2.1 In § 255 Abs 3 ASVG und § 273 Abs 2 ASVG wird auf die „Lohnhälfte“ abgestellt, also darauf, ob ein Versicherter in der Lage ist, zumindest die Hälfte des Durchschnittsverdiensts zu erwerben, das ein körperlich und geistig gesunder Versicherter in der Normalarbeitszeit regelmäßig zu erzielen pflegt („Durchschnittsverdienst“).

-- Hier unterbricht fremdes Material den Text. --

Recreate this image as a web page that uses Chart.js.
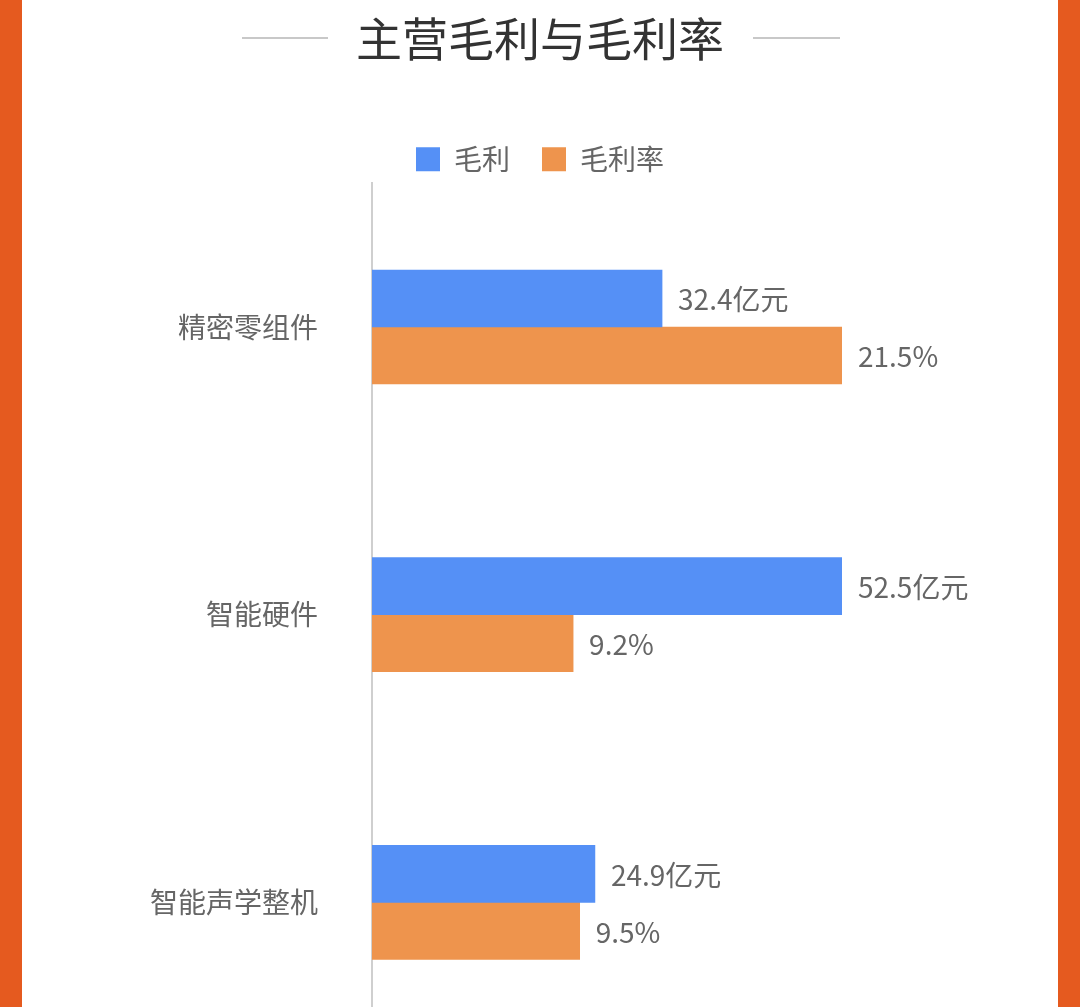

2.2 Auch die Verweisung eines vollzeitig beschäftigt gewesenen Versicherten auf eine Teilzeitarbeit setzt demnach voraus, dass er wenigstens die Hälfte des Entgelts eines gesunden Vollzeitbeschäftigten erzielen kann (RIS-Justiz RS0084587).

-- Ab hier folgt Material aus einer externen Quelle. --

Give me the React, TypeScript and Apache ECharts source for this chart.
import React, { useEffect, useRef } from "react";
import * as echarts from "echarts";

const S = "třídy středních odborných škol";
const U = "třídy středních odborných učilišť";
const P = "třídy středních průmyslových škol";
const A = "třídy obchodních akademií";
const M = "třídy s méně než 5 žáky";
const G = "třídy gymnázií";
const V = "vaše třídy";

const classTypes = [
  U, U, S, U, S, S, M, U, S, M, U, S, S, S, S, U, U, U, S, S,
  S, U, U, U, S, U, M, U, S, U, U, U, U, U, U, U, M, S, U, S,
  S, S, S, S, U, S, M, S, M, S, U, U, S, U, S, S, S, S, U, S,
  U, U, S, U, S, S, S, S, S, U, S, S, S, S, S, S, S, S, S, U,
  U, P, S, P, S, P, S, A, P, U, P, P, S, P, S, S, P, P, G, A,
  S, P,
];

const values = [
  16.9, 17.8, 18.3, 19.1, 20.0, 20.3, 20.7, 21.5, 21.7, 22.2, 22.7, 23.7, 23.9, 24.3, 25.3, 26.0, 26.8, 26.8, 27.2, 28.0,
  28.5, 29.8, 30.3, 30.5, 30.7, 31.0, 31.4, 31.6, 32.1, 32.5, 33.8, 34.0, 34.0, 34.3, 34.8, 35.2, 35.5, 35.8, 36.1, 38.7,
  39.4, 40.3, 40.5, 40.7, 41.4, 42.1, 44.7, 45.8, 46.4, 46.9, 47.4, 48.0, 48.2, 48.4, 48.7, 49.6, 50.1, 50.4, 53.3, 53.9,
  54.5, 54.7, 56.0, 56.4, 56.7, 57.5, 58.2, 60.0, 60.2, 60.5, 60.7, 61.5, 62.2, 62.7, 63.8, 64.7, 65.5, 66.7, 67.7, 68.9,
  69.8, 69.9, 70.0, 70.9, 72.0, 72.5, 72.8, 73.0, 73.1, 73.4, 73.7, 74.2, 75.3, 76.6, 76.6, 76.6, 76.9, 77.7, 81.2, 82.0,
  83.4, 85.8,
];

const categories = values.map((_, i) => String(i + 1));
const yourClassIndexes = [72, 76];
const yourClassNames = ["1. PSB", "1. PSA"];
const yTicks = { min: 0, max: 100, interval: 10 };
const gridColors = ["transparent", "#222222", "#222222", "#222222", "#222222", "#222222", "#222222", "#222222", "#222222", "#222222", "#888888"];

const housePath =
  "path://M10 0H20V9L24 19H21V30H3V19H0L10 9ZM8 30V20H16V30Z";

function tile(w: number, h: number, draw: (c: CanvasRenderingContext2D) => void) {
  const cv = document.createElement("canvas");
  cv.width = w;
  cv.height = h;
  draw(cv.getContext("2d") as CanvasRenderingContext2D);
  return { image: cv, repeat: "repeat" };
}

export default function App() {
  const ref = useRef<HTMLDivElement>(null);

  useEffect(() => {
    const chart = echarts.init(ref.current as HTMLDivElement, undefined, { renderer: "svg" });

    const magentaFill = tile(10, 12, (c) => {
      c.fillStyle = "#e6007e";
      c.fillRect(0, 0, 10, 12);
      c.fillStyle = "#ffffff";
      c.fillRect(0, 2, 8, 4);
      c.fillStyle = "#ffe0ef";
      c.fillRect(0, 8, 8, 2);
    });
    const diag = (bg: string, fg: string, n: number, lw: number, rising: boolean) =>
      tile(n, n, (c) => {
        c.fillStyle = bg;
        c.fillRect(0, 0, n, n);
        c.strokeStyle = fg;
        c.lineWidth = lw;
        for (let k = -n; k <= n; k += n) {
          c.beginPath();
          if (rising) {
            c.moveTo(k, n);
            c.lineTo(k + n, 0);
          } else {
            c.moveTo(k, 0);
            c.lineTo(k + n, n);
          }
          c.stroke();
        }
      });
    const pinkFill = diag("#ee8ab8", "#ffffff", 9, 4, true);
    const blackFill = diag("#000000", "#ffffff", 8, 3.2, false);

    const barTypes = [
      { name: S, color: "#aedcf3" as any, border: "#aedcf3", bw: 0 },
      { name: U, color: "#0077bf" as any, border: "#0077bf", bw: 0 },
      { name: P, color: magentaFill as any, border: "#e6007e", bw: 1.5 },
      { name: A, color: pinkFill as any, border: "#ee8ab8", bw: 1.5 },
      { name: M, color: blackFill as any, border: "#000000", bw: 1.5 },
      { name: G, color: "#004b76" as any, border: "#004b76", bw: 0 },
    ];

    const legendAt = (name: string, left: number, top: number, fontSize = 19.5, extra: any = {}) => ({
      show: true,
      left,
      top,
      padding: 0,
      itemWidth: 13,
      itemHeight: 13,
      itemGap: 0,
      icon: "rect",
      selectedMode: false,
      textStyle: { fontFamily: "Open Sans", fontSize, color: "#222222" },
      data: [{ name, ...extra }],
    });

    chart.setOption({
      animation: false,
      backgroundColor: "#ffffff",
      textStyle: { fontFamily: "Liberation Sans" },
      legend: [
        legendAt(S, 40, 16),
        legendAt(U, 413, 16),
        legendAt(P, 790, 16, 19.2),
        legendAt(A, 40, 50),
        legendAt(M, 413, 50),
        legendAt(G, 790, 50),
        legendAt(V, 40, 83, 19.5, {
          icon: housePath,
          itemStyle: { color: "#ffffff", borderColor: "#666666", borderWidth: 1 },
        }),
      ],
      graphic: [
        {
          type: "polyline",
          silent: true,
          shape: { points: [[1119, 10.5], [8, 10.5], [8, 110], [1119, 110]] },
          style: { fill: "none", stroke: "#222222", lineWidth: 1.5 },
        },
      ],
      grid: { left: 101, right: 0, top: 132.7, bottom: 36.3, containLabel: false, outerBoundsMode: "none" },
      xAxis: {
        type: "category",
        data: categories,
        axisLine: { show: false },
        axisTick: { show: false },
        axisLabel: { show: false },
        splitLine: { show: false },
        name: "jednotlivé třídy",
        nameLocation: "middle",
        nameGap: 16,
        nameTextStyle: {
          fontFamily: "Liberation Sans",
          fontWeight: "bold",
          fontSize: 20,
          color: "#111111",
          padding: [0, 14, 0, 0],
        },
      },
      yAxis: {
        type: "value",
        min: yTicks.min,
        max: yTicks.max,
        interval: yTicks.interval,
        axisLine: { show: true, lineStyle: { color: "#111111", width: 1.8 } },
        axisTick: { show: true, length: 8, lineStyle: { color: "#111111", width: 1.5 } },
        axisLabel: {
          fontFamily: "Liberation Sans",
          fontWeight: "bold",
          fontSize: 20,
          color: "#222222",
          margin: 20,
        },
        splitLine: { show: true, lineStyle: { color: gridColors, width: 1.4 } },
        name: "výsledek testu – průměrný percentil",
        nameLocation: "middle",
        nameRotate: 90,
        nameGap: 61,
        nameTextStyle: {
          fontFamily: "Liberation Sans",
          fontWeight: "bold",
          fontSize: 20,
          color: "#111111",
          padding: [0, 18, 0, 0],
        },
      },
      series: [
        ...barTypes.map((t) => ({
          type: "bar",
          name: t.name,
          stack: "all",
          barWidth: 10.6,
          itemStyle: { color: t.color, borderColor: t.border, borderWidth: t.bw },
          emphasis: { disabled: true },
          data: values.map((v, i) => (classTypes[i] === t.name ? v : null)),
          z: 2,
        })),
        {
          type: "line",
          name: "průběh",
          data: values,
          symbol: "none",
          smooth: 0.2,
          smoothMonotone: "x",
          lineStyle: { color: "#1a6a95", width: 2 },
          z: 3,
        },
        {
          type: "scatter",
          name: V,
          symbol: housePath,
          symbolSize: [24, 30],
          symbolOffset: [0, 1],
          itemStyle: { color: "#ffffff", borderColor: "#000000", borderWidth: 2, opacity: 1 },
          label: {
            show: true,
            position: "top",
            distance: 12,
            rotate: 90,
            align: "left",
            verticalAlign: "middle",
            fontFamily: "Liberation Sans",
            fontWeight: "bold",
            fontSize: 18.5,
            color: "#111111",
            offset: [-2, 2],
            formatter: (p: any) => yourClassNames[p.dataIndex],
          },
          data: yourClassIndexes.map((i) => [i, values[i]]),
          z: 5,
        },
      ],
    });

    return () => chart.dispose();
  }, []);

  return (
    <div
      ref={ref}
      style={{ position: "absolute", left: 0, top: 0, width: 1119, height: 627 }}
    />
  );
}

2.3 Primär ist also nicht auf das zeitliche Ausmaß der noch möglichen Berufstätigkeit abzustellen, sondern auf die Einkommensverhältnisse bei Ganztagsarbeit in den in Betracht kommenden Verweisungstätigkeiten (10 ObS 22/03p, SSV-NF 17/30 mwN). Demnach wurden früher entsprechende Feststellungen zur Frage des üblichen Verdienstes eines vollzeitig Beschäftigten und eines nur noch Teilzeitbeschäftigten verlangt (vgl 10 ObS 56/93, SSV‑NF 7/126).

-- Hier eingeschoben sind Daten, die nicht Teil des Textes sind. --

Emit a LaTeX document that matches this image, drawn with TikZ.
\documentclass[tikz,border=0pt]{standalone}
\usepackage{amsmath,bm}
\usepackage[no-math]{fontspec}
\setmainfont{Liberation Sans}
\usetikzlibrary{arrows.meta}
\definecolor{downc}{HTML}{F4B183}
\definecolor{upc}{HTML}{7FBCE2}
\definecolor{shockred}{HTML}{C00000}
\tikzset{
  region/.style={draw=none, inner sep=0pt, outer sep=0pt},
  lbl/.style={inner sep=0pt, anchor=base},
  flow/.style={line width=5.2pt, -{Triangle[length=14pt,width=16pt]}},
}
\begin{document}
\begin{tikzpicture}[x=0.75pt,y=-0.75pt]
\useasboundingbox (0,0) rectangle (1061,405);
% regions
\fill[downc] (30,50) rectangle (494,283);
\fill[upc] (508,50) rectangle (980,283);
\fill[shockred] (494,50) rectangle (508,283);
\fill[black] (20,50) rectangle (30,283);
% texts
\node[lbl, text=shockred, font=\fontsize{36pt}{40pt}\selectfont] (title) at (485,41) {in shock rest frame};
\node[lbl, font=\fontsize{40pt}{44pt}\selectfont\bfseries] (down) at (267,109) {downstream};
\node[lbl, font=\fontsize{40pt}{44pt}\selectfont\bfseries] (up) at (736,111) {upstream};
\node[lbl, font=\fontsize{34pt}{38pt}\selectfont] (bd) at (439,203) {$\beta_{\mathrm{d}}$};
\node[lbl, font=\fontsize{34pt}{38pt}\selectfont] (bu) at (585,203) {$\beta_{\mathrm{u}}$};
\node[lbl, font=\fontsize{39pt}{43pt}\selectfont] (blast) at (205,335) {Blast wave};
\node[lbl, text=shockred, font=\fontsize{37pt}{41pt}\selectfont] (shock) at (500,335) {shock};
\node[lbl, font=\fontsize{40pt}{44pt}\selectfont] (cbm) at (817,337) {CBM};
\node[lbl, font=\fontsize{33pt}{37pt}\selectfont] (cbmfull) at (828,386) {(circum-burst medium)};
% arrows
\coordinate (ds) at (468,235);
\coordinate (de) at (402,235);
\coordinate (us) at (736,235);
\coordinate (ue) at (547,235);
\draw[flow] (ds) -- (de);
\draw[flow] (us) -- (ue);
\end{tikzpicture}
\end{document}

3. Bei einer Verweisung auf eine Teilzeittätigkeit ist für die Erreichbarkeit der Lohnhälfte aber vor allem von entscheidender Bedeutung, in welchem zeitlichen Ausmaß der Versicherte die jeweilige Verweisungstätigkeit noch verrichten kann (etwa zwei oder sechs Stunden). In diesem Sinn hat sich die Rechtsprechung dahingehend entwickelt, dass bei einer möglichen Arbeitszeit von 4 Stunden täglich (oder 20 Stunden wöchentlich) davon auszugehen ist, dass die gesetzliche Lohnhälfte erzielt werden kann (10 ObS 89/07x; 10 ObS 22/03p, SSV-NF 17/30; Födermayr in SV-Komm [139. Lfg] § 255 ASVG Rz 48), zumal in den entsprechenden Kollektivverträgen oftmals auf Stundenlöhne abgestellt wird und überdies verschiedene nationale und unionsrechtliche Bestimmungen im Arbeitsrecht die Teilzeitbeschäftigten vor einer unzulässigen Benachteiligung gegenüber Vollzeitbeschäftigten schützen (10 ObS 48/14b, SSV‑NF 28/27).
4. Im vorliegenden Fall steht fest, dass für die Klägerin die Tagesarbeitszeit in den ihr möglichen Verweisungsberufen (leichte Tischarbeiten wie Verpackungs‑, Einschlicht- und Kuvertiertätigkeiten) mit 4 Stunden zu begrenzen ist. Die Rechtsansicht des Berufungsgerichts, es sei davon auszugehen, dass die Klägerin mit dieser ihr noch möglichen Arbeitsleistung imstande ist, 50 % jenes Lohns zu verdienen, den eine gesunde Versicherte im Rahmen einer Vollzeitbeschäftigung in diesen Verweisungsberufen üblicherweise erzielen kann, weicht von der oben dargelegten Rechtsprechung nicht ab. Die Bezugnahme auf den Durchschnittsverdienst bedeutet nur, dass in der Regel nicht von dem Entgelt ausgegangen wird, das unter Ausschöpfung aller Möglichkeiten (Überstunden, Akkord etc) in Einzelfällen erzielt werden kann, sondern dass regelmäßig auf die Normalarbeitszeit abzustellen ist (10 ObS 78/95, SSV‑NF 9/46).
Mangels erheblicher Rechtsfragen im Sinn des § 502 Abs 1 ZPO ist die außerordentliche Revision der Klägerin demnach als unzulässig zurückzuweisen.